Judges also perceive economic training to be beneficial; as discussed below, hundreds of judges have already sought out basic economic training. One reason judges might take time away from heavy dockets to receive such training is because doing so improves their decisions, thereby reducing appeals, reversals, or other potentially deleterious effects of economic complexity that could damage their reputations. Training judges in antitrust economics is not without controversy, however. Some have even criticized educational programs designed to teach judges basic economics. The George Mason University Law and Economics Center (LEC) has been the focus of much of the criticism, at least in some part because it is the largest of the judicial training organizations. The LEC began training judges in 1976 and has trained hundreds of federal judges currently on the bench. Teles (2008) notes that, by its height in 1990, the LEC Economic Institute for federal judges had trained 40 percent of the federal judiciary, including two Supreme Court Justices and 67 members of the federal courts of appeals.4
Critics claim that the programs amount to junkets designed to influence judicial decision-making, and are a thinly disguised attempt at indoctrinating judges with a particularly conservative, free-market oriented style of economics.
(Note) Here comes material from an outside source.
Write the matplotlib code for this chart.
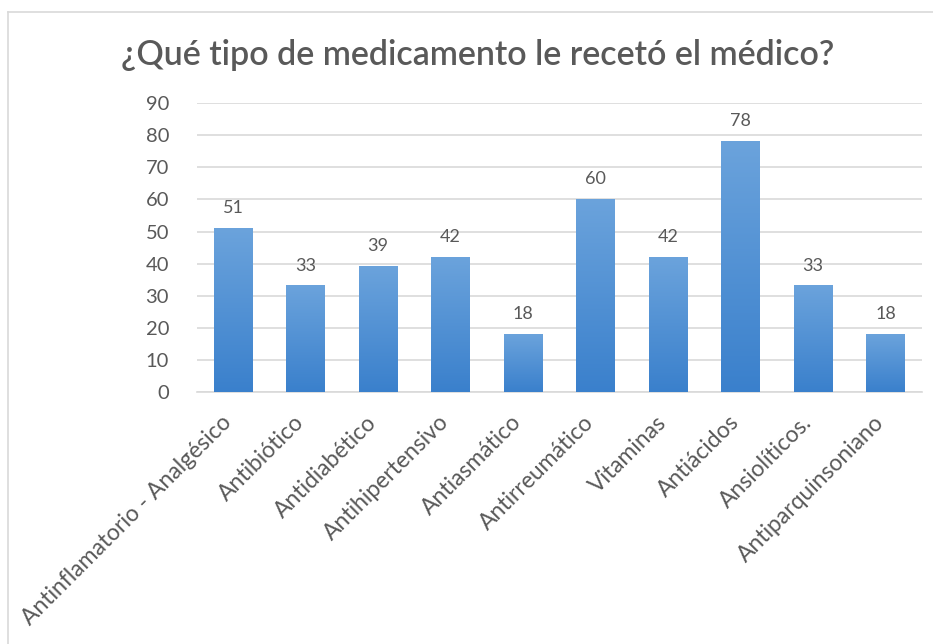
import matplotlib.pyplot as plt
import numpy as np
from matplotlib.lines import Line2D
from matplotlib.colors import LinearSegmentedColormap
from matplotlib.transforms import ScaledTranslation

# --- data ---
TITLE = "¿Qué tipo de medicamento le recetó el médico?"
categories = [
    "Antinflamatorio - Analgésico", "Antibiótico", "Antidiabético",
    "Antihipertensivo", "Antiasmático", "Antirreumático", "Vitaminas",
    "Antiácidos", "Ansiolíticos.", "Antiparquinsoniano",
]
values = [51, 33, 39, 42, 18, 60, 42, 78, 33, 18]
y_ticks = list(range(0, 91, 10))

TEXT_GREY = "#595959"
GRID_GREY = "#d9d9d9"
# bars fade from a lighter blue at the top to a deeper blue at the base
bar_cmap = LinearSegmentedColormap.from_list("bar", ["#3A80CC", "#6BA3DC"])

plt.rcParams['font.family'] = ['Lato', 'DejaVu Sans']

fig = plt.figure(figsize=(9.33, 6.44), dpi=100)
ax = fig.add_axes([0.211, 0.391, 0.777, 0.449])

x = np.arange(len(categories))
bars = ax.bar(x, values, width=0.53, color="#4A8ED6", linewidth=0, zorder=3)

grad = np.linspace(0, 1, 256).reshape(-1, 1)
for rect, v in zip(bars, values):
    x0 = rect.get_x()
    ax.imshow(grad, extent=[x0, x0 + rect.get_width(), 0, v], origin="lower",
              aspect="auto", cmap=bar_cmap, vmin=0, vmax=1, zorder=3.5)
    ax.annotate(str(v), (x0 + rect.get_width() / 2, v),
                xytext=(0, 9), textcoords="offset points",
                ha="center", va="bottom", fontsize=13, color=TEXT_GREY)

ax.set_xlim(-0.5, len(categories) - 0.5)
ax.set_ylim(0, 90)
ax.set_yticks(y_ticks)
ax.tick_params(axis='y', length=0, labelsize=14.5, labelcolor=TEXT_GREY, pad=20)
ax.tick_params(axis='x', length=0, labelsize=16.5, labelcolor=TEXT_GREY, pad=14)
ax.set_xticks(x)
ax.set_xticklabels(categories, rotation=45, ha="right", rotation_mode="anchor")

# nudge the slanted labels a little left so they end just under each bar
shift = ScaledTranslation(-9 / 72, 0, fig.dpi_scale_trans)
for lbl in ax.get_xticklabels():
    lbl.set_transform(lbl.get_transform() + shift)

ax.grid(True, axis='y', color=GRID_GREY, linewidth=1.2, zorder=0)
for side in ("top", "right", "left"):
    ax.spines[side].set_visible(False)
ax.spines["bottom"].set_color(GRID_GREY)
ax.spines["bottom"].set_linewidth(1.2)

fig.text(0.512, 0.914, TITLE, ha="center", va="center", fontsize=24.5,
         fontweight="semibold", color=TEXT_GREY)

# light chart-area border at top and left, as in the screenshot
fig.add_artist(Line2D([8 / 933, 8 / 933], [0, 1 - 12 / 644], color=GRID_GREY, linewidth=1.2))
fig.add_artist(Line2D([8 / 933, 1], [1 - 12 / 644, 1 - 12 / 644], color=GRID_GREY, linewidth=1.2))

fig.savefig("out.png", dpi=100)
Opposition to these programs recently led to proposed legislation that would effectively prohibit privately funded training programs for federal judges (Teles 2008).
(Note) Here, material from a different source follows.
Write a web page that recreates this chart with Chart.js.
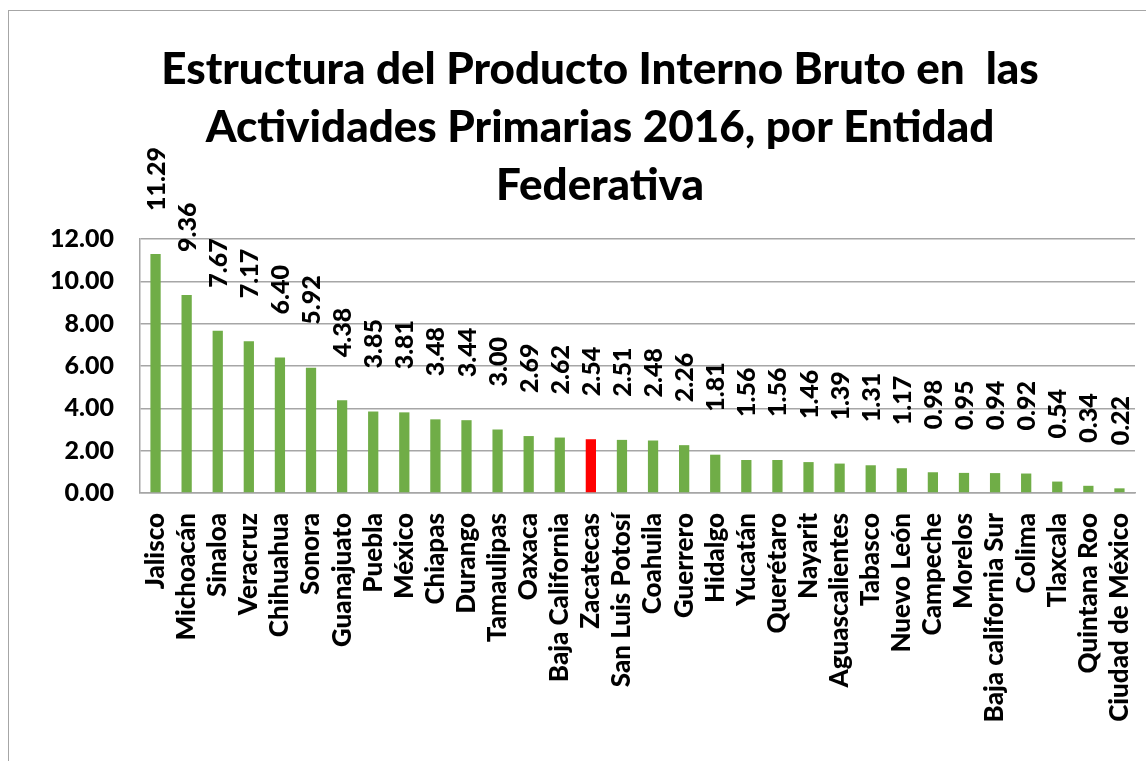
<!DOCTYPE html>
<html>
<head>
<meta charset="utf-8">
<script src="https://cdn.jsdelivr.net/npm/chart.js@4"></script>
<style>
    html, body { margin: 0; padding: 0; background: #fff; overflow: hidden; }
    #frame { position: absolute; left: 8px; top: 10px; width: 1150px; height: 760px; border: 1px solid #a6a6a6; }
    #wrap { position: absolute; left: 0; top: 0; width: 1200px; height: 761px; }
</style>
</head>
<body>
<div id="frame"></div>
<div id="wrap"><canvas id="chart"></canvas></div>
<script>
// ----------------- Data -----------------
const estados = ['Jalisco', 'Michoacán', 'Sinaloa', 'Veracruz', 'Chihuahua', 'Sonora', 'Guanajuato', 'Puebla',
    'México', 'Chiapas', 'Durango', 'Tamaulipas', 'Oaxaca', 'Baja California', 'Zacatecas', 'San Luis Potosí',
    'Coahuila', 'Guerrero', 'Hidalgo', 'Yucatán', 'Querétaro', 'Nayarit', 'Aguascalientes', 'Tabasco',
    'Nuevo León', 'Campeche', 'Morelos', 'Baja california Sur', 'Colima', 'Tlaxcala', 'Quintana Roo', 'Ciudad de México'];
const participacion = [11.29, 9.36, 7.67, 7.17, 6.40, 5.92, 4.38, 3.85, 3.81, 3.48, 3.44, 3.00, 2.69, 2.62, 2.54, 2.51,
    2.48, 2.26, 1.81, 1.56, 1.56, 1.46, 1.39, 1.31, 1.17, 0.98, 0.95, 0.94, 0.92, 0.54, 0.34, 0.22];
const yTicks = [0, 2, 4, 6, 8, 10, 12];
const tituloLineas = ['Estructura del Producto Interno Bruto en  las', 'Actividades Primarias 2016, por Entidad', 'Federativa'];
const destacado = 'Zacatecas';

const FONT = 'Lato, "DejaVu Sans", sans-serif';

// title drawn by hand so the plot area can be placed freely
const titlePlugin = {
    id: 'titulo',
    afterDraw(chart) {
        const ctx = chart.ctx;
        ctx.save();
        ctx.font = '900 44px ' + FONT;
        ctx.fillStyle = '#000';
        ctx.textAlign = 'center';
        ctx.textBaseline = 'middle';
        tituloLineas.forEach((t, i) => ctx.fillText(t, 600, 70 + i * 58));
        ctx.restore();
    }
};

// vertical value labels above each bar
const labelPlugin = {
    id: 'etiquetas',
    afterDatasetsDraw(chart) {
        const ctx = chart.ctx;
        const meta = chart.getDatasetMeta(0);
        ctx.save();
        ctx.font = '900 25px ' + FONT;
        ctx.fillStyle = '#000';
        ctx.textAlign = 'left';
        ctx.textBaseline = 'middle';
        meta.data.forEach((bar, i) => {
            ctx.save();
            ctx.translate(bar.x + 1, bar.y - 43);
            ctx.rotate(-Math.PI / 2);
            ctx.fillText(participacion[i].toFixed(2), 0, 0);
            ctx.restore();
        });
        ctx.restore();
    }
};

new Chart(document.getElementById('chart'), {
    type: 'bar',
    data: {
        labels: estados,
        datasets: [{
            data: participacion,
            backgroundColor: estados.map(e => e === destacado ? '#ff0000' : '#70ad47'),
            barPercentage: 0.33,
            categoryPercentage: 1
        }]
    },
    options: {
        responsive: true,
        maintainAspectRatio: false,
        animation: false,
        layout: { padding: { top: 239, right: 65, left: 0, bottom: 0 } },
        plugins: {
            legend: { display: false },
            title: { display: false },
            tooltip: { enabled: false }
        },
        scales: {
            x: {
                grid: { display: false, drawTicks: false },
                border: { color: '#a6a6a6', width: 1.5 },
                ticks: {
                    color: '#000',
                    font: { family: FONT, size: 26, weight: '900' },
                    minRotation: 90,
                    maxRotation: 90,
                    autoSkip: false,
                    padding: 20
                },
                afterFit(scale) { scale.height = 268; }
            },
            y: {
                min: 0,
                max: 12,
                afterBuildTicks(scale) { scale.ticks = yTicks.map(v => ({ value: v })); },
                grid: { color: '#a6a6a6', lineWidth: 1.5, drawTicks: false },
                border: { color: '#a6a6a6', width: 1.5 },
                ticks: {
                    color: '#000',
                    font: { family: FONT, size: 25, weight: '900' },
                    padding: 26,
                    callback: v => v.toFixed(2)
                },
                afterFit(scale) { scale.width = 140; }
            }
        }
    },
    plugins: [titlePlugin, labelPlugin]
});
</script>
</body>
</html>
4 The George Mason Law and Economics Center claims that more than 50 percent of the current federal Article III bench has attended LEC programs".
The largest financial sponsor of judicial propaganda programs is the Koch brothers, and the other major sponsors are also ultra-right wing entities dedicated to their hostility to government regulation and effective antitrust law. Note that in the quoted passage Wright and his co-author inadvertently admit the key problem with their empirical study.
One reason judges might take time away from heavy dockets to receive such training is because doing so improves their decisions, thereby reducing appeals, reversals, or other potentially deleterious effects of economic complexity that could damage their reputations.
Another reason for a district court to both take the GMU propaganda course and rule in accordance with its ideology is not to "improve" their decisions, but to "conform" their decisions to the dominant beliefs of the appellate judges -- "thereby reducing appeals, reversals, or other [results] that could damage their reputations." That is outrageous -- and specialized economic courts would make it even worse, but Sorkin spots none of the empirical errors, biases, or dangers with Wright's proposals.
The greatest problem with the GMU propaganda, however, is that it has long been falsified by reality. That, however, never penetrates the ideological barriers. Naturally, the firms with massive market power love the results of the ideology.